Created attachment 1295819 [details] script to reproduce Description of problem: In Gnocchi, we recently encounter some data corruption when "rados_osd_op_timeout" is set. After digging, we end up that aio_read() doesn't return the expected data and doesn't return any error. The issue on Gnocchi side: https://github.com/gnocchixyz/gnocchi/pull/190 This have been workarounded by doing read() instead of aio_read() The bug have been discovered by RDO CI, Ceph version was 10.2.7, but I can reproduce it on many other version. How reproducible: I have attach a python script to reproduce it. Actual results: When "rados_osd_op_timeout" is ceph, aio_read() returned data are corrupted.

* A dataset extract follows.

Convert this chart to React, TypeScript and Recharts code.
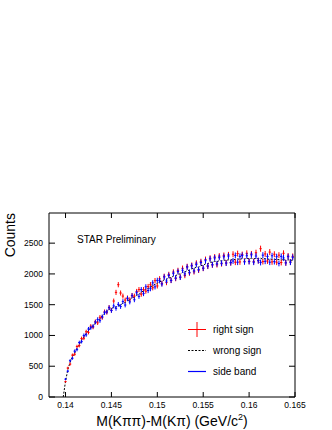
import { ComposedChart, Line, Scatter, ErrorBar, XAxis, YAxis } from 'recharts';

// histogram binning (bin centres)
const binStart = 0.13975;
const binWidth = 0.00025;

// counts per bin
const rightSign = [
  null, 250, 470, 535, 680, 695, 820, 835, 950, 955,
  1060, 1050, 1150, 1135, 1225, 1205, 1295, 1290, 1385, 1375,
  1455, 1410, 1560, 1700, 1825, 1690, 1640, 1575, 1610, 1580,
  1650, 1640, 1715, 1745, 1670, 1745, 1720, 1795, 1825, 1775,
  1890, 1805, 1920, 1845, 1960, 1860, 1990, 1895, 2030, 1925,
  2055, 1950, 2090, 1975, 2120, 2015, 2140, 2035, 2175, 2060,
  2200, 2090, 2235, 2125, 2255, 2145, 2275, 2150, 2290, 2165,
  2300, 2180, 2310, 2180, 2320, 2190, 2330, 2195, 2315, 2205,
  2335, 2205, 2325, 2200, 2345, 2215, 2410, 2200, 2325, 2210,
  2355, 2195, 2320, 2190, 2305, 2185, 2335, 2180, 2290, 2195,
  2285,
];

const wrongSign = [
  0, 255, 445, 565, 655, 715, 795, 855, 925, 975,
  1035, 1075, 1125, 1155, 1200, 1225, 1270, 1315, 1360, 1395,
  1425, 1435, 1460, 1460, 1485, 1495, 1525, 1535, 1565, 1580,
  1615, 1625, 1655, 1665, 1705, 1720, 1755, 1765, 1795, 1805,
  1835, 1845, 1875, 1880, 1905, 1910, 1935, 1940, 1965, 1970,
  1995, 2000, 2025, 2030, 2055, 2060, 2085, 2090, 2110, 2110,
  2135, 2140, 2165, 2165, 2190, 2190, 2205, 2200, 2215, 2210,
  2225, 2220, 2230, 2225, 2240, 2230, 2245, 2235, 2250, 2240,
  2255, 2245, 2255, 2245, 2255, 2245, 2255, 2240, 2250, 2235,
  2245, 2235, 2240, 2230, 2235, 2225, 2235, 2220, 2230, 2220,
  2225,
];

const sideBand = [
  null, 290, 420, 590, 630, 745, 770, 885, 900, 1000,
  1010, 1105, 1125, 1150, 1215, 1260, 1240, 1305, 1370, 1385,
  1450, 1405, 1480, 1440, 1505, 1470, 1550, 1495, 1600, 1545,
  1645, 1580, 1695, 1635, 1745, 1680, 1790, 1730, 1760, 1855,
  1790, 1895, 1890, 1835, 1950, 1885, 1975, 1895, 2010, 1935,
  2040, 1945, 2060, 2000, 2110, 2025, 2130, 2050, 2155, 2070,
  2185, 2095, 2215, 2130, 2245, 2150, 2260, 2165, 2270, 2175,
  2280, 2175, 2290, 2185, 2210, 2300, 2190, 2285, 2300, 2195,
  2295, 2200, 2310, 2190, 2290, 2215, 2185, 2305, 2205, 2285,
  2190, 2295, 2200, 2280, 2170, 2285, 2260, 2180, 2280, 2190,
  2270,
];

const xTicks = [0.14, 0.145, 0.15, 0.155, 0.16, 0.165];
const yTicks = [0, 500, 1000, 1500, 2000, 2500];
const legendLabels = ['right sign', 'wrong sign', 'side band'];

const FONT = '"Liberation Sans", Arial, Helvetica, sans-serif';
const X_DOMAIN = [0.1382, 0.165];
const Y_DOMAIN = [0, 2990];

function toPoints(values: (number | null)[]) {
  return values
    .map((v, i) => ({
      x: binStart + i * binWidth,
      y: v,
      xerr: binWidth / 2,
      yerr: v == null ? 0 : Math.sqrt(v),
    }))
    .filter((p) => p.y != null);
}

const redPts = toPoints(rightSign);
const bluePts = toPoints(sideBand);
const wrongPts = wrongSign.map((v, i) => ({ x: binStart + i * binWidth, y: v }));

const noMarker = () => <g />;
const noLabel = () => <g />;

function XTitle(props: any) {
  const { x, y, width, height } = props.viewBox;
  return (
    <text x={x + width / 2} y={y + height - 4} textAnchor="middle" fontSize={14} fontFamily={FONT} fill="#000">
      M(Kππ)-M(Kπ) (GeV/c
      <tspan dy={-6} fontSize={9}>2</tspan>
      <tspan dy={6}>)</tspan>
    </text>
  );
}

function YTitle() {
  return (
    <text x={15} y={213} transform="rotate(-90, 15, 213)" textAnchor="end" fontSize={14} fontFamily={FONT} fill="#000">
      Counts
    </text>
  );
}

export default function App() {
  const tickStyle = { fontSize: 8.5, fill: '#000', fontFamily: FONT };
  return (
    <div style={{ position: 'absolute', left: 0, top: 0, width: 332, height: 430, background: '#fff' }}>
      <ComposedChart width={332} height={430} margin={{ top: 213, right: 37, bottom: 0, left: 0 }}>
        <XAxis
          type="number"
          dataKey="x"
          domain={X_DOMAIN}
          ticks={xTicks}
          allowDataOverflow
          height={33}
          tickSize={0}
          tickMargin={5}
          tickLine={false}
          axisLine={{ stroke: '#000' }}
          tick={tickStyle}
          tickFormatter={(v: number) => String(Number(v.toFixed(3)))}
          label={<XTitle />}
        />
        <XAxis xAxisId="b2" type="number" dataKey="x" domain={X_DOMAIN} ticks={xTicks} allowDataOverflow mirror height={20} tick={noLabel} tickSize={5} tickLine={{ stroke: '#000' }} axisLine={false} />
        <XAxis xAxisId="top" orientation="top" type="number" dataKey="x" domain={X_DOMAIN} ticks={xTicks} allowDataOverflow mirror height={20} tick={noLabel} tickSize={5} tickLine={{ stroke: '#000' }} axisLine={{ stroke: '#000' }} />
        <YAxis
          type="number"
          domain={Y_DOMAIN}
          ticks={yTicks}
          allowDataOverflow
          width={49}
          tickSize={0}
          tickMargin={6}
          tickLine={false}
          axisLine={{ stroke: '#000' }}
          tick={tickStyle}
          label={<YTitle />}
        />
        <YAxis yAxisId="l2" type="number" domain={Y_DOMAIN} ticks={yTicks} allowDataOverflow mirror width={20} tick={noLabel} tickSize={6} tickLine={{ stroke: '#000' }} axisLine={false} />
        <YAxis yAxisId="right" orientation="right" type="number" domain={Y_DOMAIN} ticks={yTicks} allowDataOverflow mirror width={20} tick={noLabel} tickSize={6} tickLine={{ stroke: '#000' }} axisLine={{ stroke: '#000' }} />

        {/* invisible series so the frame axes get drawn */}
        <Line data={wrongPts} dataKey="y" xAxisId="b2" yAxisId="l2" stroke="none" dot={false} activeDot={false} isAnimationActive={false} />
        <Line data={wrongPts} dataKey="y" xAxisId="top" yAxisId="right" stroke="none" dot={false} activeDot={false} isAnimationActive={false} />

        <Line
          data={wrongPts}
          dataKey="y"
          type="linear"
          stroke="#000"
          strokeWidth={1}
          strokeDasharray="2 1.5"
          dot={false}
          activeDot={false}
          isAnimationActive={false}
        />
        <Scatter data={redPts} dataKey="y" shape={noMarker} isAnimationActive={false}>
          <ErrorBar dataKey="xerr" direction="x" width={0} stroke="#ff0000" strokeWidth={1} isAnimationActive={false} />
          <ErrorBar dataKey="yerr" direction="y" width={0} stroke="#ff0000" strokeWidth={1} isAnimationActive={false} />
        </Scatter>
        <Scatter data={bluePts} dataKey="y" shape={noMarker} isAnimationActive={false}>
          <ErrorBar dataKey="xerr" direction="x" width={0} stroke="#0000ff" strokeWidth={1} isAnimationActive={false} />
          <ErrorBar dataKey="yerr" direction="y" width={0} stroke="#0000ff" strokeWidth={1} isAnimationActive={false} />
        </Scatter>

        <text x={77} y={243} fontSize={10} fontFamily={FONT} fill="#000">STAR Preliminary</text>
        <g fontFamily={FONT} fontSize={10}>
          <line x1={188} y1={329.5} x2={206} y2={329.5} stroke="#ff0000" />
          <line x1={197} y1={322} x2={197} y2={337} stroke="#ff0000" />
          <text x={213} y={333} fill="#000">{legendLabels[0]}</text>
          <line x1={188} y1={350.5} x2={206} y2={350.5} stroke="#000" strokeDasharray="2 1.5" />
          <text x={213} y={354} fill="#000">{legendLabels[1]}</text>
          <line x1={188} y1={371.5} x2={206} y2={371.5} stroke="#0000ff" strokeWidth={1.2} />
          <text x={213} y={375} fill="#000">{legendLabels[2]}</text>
        </g>
      </ComposedChart>
    </div>
  );
}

Expected results: No corruption
Actual output of the script: no timeout read(): 'my fancy blob' : True with timeout read(): 'my fancy blob' : True no timeout aio_read(): 'my fancy blob' : True with timeout aio_read(): 'no timeout ai' : False The last line shows that aio_read doesn't return the expected blob.
Created attachment 1295832 [details] The script to reproduce
Created attachment 1295834 [details] The script to reproduce I have added the result of rados_aio_get_return_value()
Retargetting since this only affects jewel + earlier. I'm not sure exactly what commit fixed it.
Fixed in luminous+later, not severe enough to warrant patching jewel.